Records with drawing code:
-- BEGIN --

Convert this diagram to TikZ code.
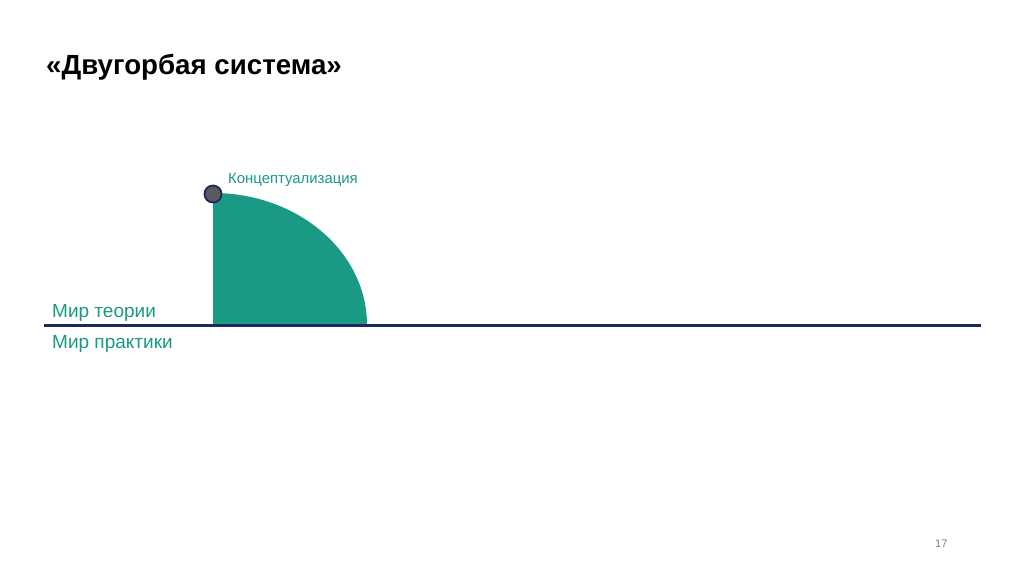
\documentclass[tikz,border=0pt]{standalone}
\usepackage{fontspec}
\setmainfont{Liberation Sans}
\definecolor{teal1}{HTML}{1A9985}
\definecolor{navy1}{HTML}{1B2A5C}
\definecolor{dotgray}{HTML}{5A5A5E}
\begin{document}
\begin{tikzpicture}[x=1pt,y=-1pt,
  lbl/.style={inner sep=0pt,anchor=base west,text=teal1},
  ttl/.style={inner sep=0pt,anchor=base west,font=\bfseries\fontsize{27.7}{32}\selectfont}]
\useasboundingbox (0,0) rectangle (1024,574);
\fill[white] (0,0) rectangle (1024,574);
% hump
\coordinate (c) at (213,325);
\fill[teal1] (c) -- (213,193) arc[start angle=90,end angle=0,x radius=154,y radius=-132] -- cycle;
% axis line
\coordinate (la) at (44,325);
\coordinate (lb) at (981,325);
\draw[navy1,line width=3pt] (la) -- (lb);
% dot
\node[circle,fill=dotgray,draw=navy1,line width=1.8pt,minimum size=17pt,inner sep=0pt] (dot) at (213,194) {};
% texts
\node[ttl] (title) at (46,74) {«Двугорбая система»};
\node[lbl,font=\fontsize{14.9}{17}\selectfont] (concept) at (228,183) {Концептуализация};
\node[lbl,font=\fontsize{19}{22}\selectfont] (theory) at (52,317) {Мир теории};
\node[lbl,font=\fontsize{19}{22}\selectfont] (practice) at (52,348) {Мир практики};
\node[inner sep=0pt,anchor=base west,text=gray,font=\fontsize{11}{13}\selectfont] (page) at (935,547) {17};
\end{tikzpicture}
\end{document}
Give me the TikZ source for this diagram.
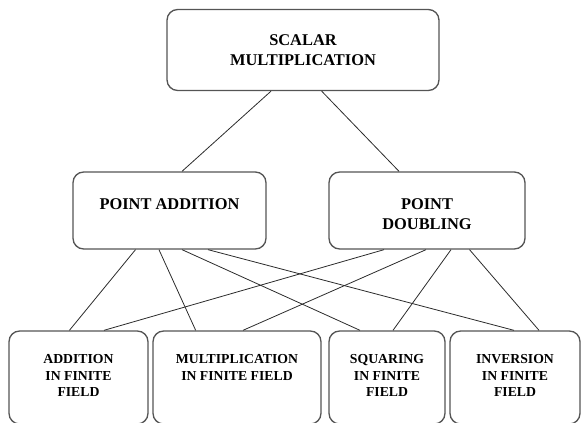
\documentclass[tikz,border=0pt]{standalone}
\usepackage{fontspec}
\setmainfont{Liberation Serif}
\definecolor{ink}{HTML}{2B2B2B}
\definecolor{rim}{HTML}{555555}
\newcommand{\lowdepth}{\rule[-3pt]{0pt}{0pt}}
\tikzset{
  blockbox/.style={draw=rim,line width=1pt,rounded corners=8pt,
                   align=center,inner sep=0pt,
                   font=\bfseries\fontsize{12.3}{14.5}\selectfont},
  leafbox/.style={blockbox,minimum height=69.75pt,
                  font=\bfseries\fontsize{10.3}{12.4}\selectfont},
  wire/.style={draw=ink,line width=0.6pt}
}

\begin{document}
\begin{tikzpicture}[x=0.75pt,y=-0.75pt]
    \useasboundingbox (0,0) rectangle (582,423);
    \node[blockbox,minimum width=204pt,minimum height=60.75pt] (sm) at (303,50)
      {SCALAR\\MULTIPLICATION};
    \node[blockbox,minimum width=144.75pt,minimum height=57.75pt] (pa) at (169.5,210.5)
      {\rule{0pt}{13.5pt}POINT ADDITION\\\phantom{D}};
    \node[blockbox,minimum width=147pt,minimum height=57.75pt] (pd) at (427,210.5)
      {\rule{0pt}{13.5pt}POINT\\DOUBLING};
    \node[leafbox,minimum width=104.25pt] (fadd) at (78.5,377.5) {ADDITION\\IN FINITE\\FIELD\lowdepth};
    \node[leafbox,minimum width=126pt] (fmul) at (237,377.5) {MULTIPLICATION\\IN FINITE FIELD\\\phantom{F}\lowdepth};
    \node[leafbox,minimum width=87pt] (fsqr) at (387,377.5) {SQUARING\\IN FINITE\\FIELD\lowdepth};
    \node[leafbox,minimum width=97.5pt] (finv) at (515,377.5) {INVERSION\\IN FINITE\\FIELD\lowdepth};
    % top level splits into the two point operations
    \draw[wire] ([xshift=-24pt]sm.south) -- ([xshift=9.4pt]pa.north);
    \draw[wire] ([xshift=14pt]sm.south) -- ([xshift=-21pt]pd.north);
    % each point operation uses all four field operations
    \foreach \s/\t/\u in {-25.5/fadd/-6.8, -7.9/fmul/-31, 9.4/fsqr/-20.25, 28.9/finv/-0.75}{
      \draw[wire] ([xshift=\s pt]pa.south) -- ([xshift=\u pt]\t.north);
    }
    \foreach \s/\t/\u in {-32.25/fadd/19.1, -0.75/fmul/4.5, 18/fsqr/4.5, 31.9/finv/18}{
      \draw[wire] ([xshift=\s pt]pd.south) -- ([xshift=\u pt]\t.north);
    }
\end{tikzpicture}
\end{document}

-- END --

Exercise goal — Across the material above, how many lines include the string "this"? Only the number is wanted.

Task output — 2